WRLIT-2100-3: Ocean Stories: Environment in Pacific Poetry and Narratives
Fall 2022
- Subject: Writing and Literature
- Type: Seminar
- Delivery Mode: In-Person
- Level: Undergraduate
- Campus: San Francisco
- Course Dates: August 31, 2022 — December 13, 2022
- Meetings: Fri 4:00-07:00PM, Main Bldg - E1
- Instructor: Rebekah Bloyd
- Units: 3.0
- Enrolled: 2/3
Description:
In his introduction to Poetry Magazine’s recent Oceania section, scholar and poet Craig Santos Perez notes that 70 percent of Pacific Islanders “live in Hawai’i and the western part of the U.S,” as well as in “every state and territory.” Guided by present-day writers as well as words from the ancients, we’ll get to know the poetry, stories, and histories of our Pacific Island neighbors. We'll begin our course by listening to Samoan, Chamorro, and Hawaiian poets; we’ll close with tales of Pele, goddess of fire and volcanoes, and Kamapua’a—a being who could appear as a hog or as a human—from the Hawaiian creation story, The Kumulipo. In between, we’ll read the contemporary novel Melal by Robert Barclay, set in the Marshall Islands. Through critical readings in Lewis Hyde’s Trickster Makes This World: Mischief, Myth, and Art, we'll learn why eternal trickster figures like Kamapua’a in Hawaii or Etao in the Marshall Islands remain essential to the literature and lives of Pacific peoples.

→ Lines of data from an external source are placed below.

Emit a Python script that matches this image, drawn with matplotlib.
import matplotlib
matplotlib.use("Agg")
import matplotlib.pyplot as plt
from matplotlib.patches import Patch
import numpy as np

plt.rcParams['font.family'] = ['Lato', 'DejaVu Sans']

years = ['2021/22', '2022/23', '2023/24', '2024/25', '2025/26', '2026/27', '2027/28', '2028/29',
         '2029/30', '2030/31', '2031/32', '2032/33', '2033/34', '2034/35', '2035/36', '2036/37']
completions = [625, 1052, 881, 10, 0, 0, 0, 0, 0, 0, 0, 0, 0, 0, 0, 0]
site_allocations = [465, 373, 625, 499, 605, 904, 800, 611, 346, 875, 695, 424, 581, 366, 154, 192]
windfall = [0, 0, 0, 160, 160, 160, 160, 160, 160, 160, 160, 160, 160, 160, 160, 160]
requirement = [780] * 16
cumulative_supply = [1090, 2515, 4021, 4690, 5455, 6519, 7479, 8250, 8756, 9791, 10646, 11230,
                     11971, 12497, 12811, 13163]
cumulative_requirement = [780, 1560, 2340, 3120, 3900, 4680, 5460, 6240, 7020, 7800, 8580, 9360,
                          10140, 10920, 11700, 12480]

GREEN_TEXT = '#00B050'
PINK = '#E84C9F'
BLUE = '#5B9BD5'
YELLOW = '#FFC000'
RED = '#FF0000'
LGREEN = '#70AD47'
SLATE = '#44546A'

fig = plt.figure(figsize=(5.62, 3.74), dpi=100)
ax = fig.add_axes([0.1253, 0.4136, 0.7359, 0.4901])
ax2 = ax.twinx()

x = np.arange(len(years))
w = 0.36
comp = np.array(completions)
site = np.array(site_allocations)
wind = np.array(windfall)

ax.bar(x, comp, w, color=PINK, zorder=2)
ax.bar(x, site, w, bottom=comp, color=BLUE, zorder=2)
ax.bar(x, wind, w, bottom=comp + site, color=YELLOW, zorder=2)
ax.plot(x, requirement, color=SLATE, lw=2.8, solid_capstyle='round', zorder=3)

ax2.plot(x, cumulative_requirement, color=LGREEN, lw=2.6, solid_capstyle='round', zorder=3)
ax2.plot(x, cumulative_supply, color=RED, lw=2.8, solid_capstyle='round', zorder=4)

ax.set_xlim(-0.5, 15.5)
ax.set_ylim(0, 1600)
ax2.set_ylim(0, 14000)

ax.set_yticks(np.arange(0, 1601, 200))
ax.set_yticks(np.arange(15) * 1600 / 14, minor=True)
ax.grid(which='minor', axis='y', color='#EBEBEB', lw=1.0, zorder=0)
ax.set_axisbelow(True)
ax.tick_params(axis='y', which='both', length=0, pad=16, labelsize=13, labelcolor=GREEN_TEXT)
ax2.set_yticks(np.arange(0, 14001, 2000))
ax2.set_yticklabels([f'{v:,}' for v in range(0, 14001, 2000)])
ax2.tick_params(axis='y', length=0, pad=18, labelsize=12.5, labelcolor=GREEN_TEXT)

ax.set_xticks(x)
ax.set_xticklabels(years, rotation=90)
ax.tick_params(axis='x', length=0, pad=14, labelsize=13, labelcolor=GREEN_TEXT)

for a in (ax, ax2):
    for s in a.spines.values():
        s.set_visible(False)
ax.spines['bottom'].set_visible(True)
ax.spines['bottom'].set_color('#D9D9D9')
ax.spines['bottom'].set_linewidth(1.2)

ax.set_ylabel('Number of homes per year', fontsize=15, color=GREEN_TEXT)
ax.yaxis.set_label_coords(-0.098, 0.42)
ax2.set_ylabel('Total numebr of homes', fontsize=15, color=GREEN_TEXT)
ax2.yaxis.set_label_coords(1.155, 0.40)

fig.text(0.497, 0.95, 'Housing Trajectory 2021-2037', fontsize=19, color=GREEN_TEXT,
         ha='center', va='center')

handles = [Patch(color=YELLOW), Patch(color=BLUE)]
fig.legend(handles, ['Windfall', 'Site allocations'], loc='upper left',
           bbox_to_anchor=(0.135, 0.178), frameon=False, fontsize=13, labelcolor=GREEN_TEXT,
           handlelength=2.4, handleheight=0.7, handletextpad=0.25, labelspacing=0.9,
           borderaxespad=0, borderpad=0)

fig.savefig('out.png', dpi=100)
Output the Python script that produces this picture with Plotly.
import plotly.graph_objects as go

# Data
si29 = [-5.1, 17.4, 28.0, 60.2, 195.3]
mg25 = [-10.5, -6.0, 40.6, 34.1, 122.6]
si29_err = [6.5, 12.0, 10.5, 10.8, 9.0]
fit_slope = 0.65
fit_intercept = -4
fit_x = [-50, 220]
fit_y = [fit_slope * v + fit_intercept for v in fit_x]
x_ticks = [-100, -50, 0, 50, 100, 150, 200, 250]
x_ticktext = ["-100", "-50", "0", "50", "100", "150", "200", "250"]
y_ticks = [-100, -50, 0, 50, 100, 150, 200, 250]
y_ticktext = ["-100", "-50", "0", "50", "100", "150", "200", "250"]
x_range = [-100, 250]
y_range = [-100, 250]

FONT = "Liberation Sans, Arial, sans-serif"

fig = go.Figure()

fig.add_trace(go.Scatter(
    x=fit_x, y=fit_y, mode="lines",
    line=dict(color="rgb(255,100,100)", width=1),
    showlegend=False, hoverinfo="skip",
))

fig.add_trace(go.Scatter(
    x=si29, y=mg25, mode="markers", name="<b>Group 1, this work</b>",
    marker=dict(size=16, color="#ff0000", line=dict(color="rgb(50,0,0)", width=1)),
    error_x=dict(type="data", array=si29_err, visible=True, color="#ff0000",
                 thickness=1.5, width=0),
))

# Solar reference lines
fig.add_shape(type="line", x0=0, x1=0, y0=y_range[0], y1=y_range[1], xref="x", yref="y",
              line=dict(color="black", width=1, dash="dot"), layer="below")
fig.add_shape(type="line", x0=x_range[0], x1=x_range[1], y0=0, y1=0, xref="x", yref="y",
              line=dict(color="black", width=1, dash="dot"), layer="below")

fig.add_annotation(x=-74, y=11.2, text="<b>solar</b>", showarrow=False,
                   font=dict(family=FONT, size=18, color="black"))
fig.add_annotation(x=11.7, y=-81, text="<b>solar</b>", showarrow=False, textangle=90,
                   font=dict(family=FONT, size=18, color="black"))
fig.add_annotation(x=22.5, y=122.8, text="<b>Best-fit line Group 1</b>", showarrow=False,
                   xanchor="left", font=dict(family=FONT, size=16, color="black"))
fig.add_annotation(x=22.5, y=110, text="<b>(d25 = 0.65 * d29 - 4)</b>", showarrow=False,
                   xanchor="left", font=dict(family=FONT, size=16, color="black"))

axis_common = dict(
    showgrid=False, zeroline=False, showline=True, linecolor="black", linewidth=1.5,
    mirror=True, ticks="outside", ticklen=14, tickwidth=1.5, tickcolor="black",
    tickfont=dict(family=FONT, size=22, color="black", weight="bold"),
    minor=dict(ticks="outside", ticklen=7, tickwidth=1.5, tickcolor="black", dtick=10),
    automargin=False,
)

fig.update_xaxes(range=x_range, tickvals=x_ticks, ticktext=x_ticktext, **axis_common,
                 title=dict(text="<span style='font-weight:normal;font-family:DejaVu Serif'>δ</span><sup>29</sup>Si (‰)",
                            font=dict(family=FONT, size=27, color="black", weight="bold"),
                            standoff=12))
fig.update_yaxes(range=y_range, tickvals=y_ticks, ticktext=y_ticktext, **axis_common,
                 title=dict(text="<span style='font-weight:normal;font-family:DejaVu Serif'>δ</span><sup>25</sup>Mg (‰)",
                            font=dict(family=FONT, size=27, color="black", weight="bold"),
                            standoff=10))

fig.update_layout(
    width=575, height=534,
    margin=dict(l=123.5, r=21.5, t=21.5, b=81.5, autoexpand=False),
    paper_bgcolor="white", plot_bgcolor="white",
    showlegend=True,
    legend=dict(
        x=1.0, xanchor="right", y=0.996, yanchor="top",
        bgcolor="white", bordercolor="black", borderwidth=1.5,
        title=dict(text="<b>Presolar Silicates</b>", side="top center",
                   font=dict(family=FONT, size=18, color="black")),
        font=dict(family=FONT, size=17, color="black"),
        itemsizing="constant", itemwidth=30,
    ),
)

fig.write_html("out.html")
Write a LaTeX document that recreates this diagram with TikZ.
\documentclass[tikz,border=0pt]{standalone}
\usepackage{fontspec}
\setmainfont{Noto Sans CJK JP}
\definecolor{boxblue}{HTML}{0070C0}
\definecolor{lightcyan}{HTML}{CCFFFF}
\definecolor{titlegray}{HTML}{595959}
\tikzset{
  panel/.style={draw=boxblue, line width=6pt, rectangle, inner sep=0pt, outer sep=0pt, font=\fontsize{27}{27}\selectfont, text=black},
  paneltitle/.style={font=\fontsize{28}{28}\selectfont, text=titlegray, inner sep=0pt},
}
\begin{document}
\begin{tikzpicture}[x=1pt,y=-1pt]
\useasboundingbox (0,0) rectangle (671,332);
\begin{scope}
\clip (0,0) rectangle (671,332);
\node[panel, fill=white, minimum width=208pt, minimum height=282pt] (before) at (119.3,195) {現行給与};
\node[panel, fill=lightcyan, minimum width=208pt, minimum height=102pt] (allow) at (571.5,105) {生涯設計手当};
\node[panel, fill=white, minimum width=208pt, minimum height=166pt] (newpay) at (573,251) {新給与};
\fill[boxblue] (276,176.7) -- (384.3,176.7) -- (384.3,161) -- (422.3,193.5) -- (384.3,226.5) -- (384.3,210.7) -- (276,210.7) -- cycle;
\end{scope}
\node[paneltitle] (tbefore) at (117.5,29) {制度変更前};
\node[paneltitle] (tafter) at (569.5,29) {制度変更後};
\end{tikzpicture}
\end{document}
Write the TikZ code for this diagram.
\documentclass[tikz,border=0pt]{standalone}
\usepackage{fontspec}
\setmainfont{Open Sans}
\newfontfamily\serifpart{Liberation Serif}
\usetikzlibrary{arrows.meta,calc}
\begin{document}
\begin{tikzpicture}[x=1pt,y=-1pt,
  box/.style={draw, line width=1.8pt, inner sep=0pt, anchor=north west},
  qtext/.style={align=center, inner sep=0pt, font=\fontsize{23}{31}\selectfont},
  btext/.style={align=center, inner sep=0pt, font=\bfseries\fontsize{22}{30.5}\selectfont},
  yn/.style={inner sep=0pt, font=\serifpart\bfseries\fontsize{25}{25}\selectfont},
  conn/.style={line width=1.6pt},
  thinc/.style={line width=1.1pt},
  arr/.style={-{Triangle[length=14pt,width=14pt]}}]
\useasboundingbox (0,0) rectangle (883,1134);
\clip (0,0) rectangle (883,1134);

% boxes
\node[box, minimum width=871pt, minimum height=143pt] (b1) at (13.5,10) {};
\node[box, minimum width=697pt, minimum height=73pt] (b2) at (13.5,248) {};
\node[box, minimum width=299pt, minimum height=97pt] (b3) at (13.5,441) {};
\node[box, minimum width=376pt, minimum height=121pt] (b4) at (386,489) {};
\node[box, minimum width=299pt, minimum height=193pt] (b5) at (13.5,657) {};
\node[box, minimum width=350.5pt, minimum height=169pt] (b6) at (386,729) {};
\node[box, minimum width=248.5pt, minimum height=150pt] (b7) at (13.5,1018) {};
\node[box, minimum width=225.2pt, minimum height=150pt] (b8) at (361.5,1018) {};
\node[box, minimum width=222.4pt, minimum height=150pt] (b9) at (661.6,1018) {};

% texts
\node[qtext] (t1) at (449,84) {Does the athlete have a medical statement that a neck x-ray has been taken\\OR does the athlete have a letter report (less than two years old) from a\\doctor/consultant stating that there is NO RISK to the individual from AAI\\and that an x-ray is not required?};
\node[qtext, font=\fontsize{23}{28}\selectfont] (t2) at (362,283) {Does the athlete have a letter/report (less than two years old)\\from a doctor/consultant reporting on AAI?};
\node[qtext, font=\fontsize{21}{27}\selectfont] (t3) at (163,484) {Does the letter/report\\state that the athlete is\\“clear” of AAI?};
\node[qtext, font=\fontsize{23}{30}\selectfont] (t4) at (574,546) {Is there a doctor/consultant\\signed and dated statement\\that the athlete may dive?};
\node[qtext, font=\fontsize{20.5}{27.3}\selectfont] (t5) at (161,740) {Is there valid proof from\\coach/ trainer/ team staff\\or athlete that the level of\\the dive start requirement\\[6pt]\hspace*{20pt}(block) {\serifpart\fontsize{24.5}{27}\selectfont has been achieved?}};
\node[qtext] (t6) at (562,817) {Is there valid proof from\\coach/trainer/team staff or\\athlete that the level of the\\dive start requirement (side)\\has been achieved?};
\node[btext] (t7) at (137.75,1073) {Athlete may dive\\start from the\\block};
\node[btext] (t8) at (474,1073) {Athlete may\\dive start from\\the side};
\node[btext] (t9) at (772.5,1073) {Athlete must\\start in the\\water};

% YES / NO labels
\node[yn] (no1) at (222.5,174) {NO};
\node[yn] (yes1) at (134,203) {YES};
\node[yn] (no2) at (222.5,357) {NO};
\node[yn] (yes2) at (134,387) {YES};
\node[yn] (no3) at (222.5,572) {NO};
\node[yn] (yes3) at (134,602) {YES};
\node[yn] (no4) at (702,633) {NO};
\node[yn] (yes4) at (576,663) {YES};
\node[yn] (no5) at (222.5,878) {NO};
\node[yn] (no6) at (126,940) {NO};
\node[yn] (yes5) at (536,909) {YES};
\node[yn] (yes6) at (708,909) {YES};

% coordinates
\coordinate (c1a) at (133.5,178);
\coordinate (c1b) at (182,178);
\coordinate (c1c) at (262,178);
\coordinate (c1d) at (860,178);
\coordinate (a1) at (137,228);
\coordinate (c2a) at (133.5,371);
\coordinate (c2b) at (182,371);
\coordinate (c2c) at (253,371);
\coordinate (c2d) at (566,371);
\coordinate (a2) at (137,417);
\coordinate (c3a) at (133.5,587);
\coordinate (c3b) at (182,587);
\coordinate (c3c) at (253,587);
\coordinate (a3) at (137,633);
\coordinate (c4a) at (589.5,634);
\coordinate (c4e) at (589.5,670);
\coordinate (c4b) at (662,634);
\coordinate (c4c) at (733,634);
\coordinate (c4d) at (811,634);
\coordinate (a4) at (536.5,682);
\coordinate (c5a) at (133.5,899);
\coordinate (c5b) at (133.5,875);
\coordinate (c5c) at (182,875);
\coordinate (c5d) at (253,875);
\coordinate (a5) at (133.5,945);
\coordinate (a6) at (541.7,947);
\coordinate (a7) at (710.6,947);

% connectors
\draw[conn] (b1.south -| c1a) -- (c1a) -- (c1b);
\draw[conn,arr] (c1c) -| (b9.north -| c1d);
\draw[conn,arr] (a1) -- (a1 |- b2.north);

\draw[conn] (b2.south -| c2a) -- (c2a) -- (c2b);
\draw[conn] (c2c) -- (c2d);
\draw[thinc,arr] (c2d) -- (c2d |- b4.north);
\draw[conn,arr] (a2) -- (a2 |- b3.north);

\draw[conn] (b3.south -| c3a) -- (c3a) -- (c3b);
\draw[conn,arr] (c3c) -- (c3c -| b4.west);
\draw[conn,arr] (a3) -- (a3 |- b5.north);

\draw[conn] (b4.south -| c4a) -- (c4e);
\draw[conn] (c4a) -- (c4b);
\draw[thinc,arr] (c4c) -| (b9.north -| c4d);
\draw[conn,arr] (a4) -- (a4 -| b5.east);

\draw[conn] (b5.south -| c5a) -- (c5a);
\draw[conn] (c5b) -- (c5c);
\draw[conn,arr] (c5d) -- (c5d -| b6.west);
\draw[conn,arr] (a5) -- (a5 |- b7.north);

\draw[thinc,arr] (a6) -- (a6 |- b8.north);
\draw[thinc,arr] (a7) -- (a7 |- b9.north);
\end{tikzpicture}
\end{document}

Select contextual readings and viewings will focus on the ongoing legacy of colonialism and atomic testing in the Pacific; the art and science of navigation known as Wayfinding; builders of islands—the tiny coral polyp and the fierce volcano; and orature, the oral art that has carried myths and legends for thousands of years, at once preserving cultures, and entertaining and educating listeners, ourselves among them.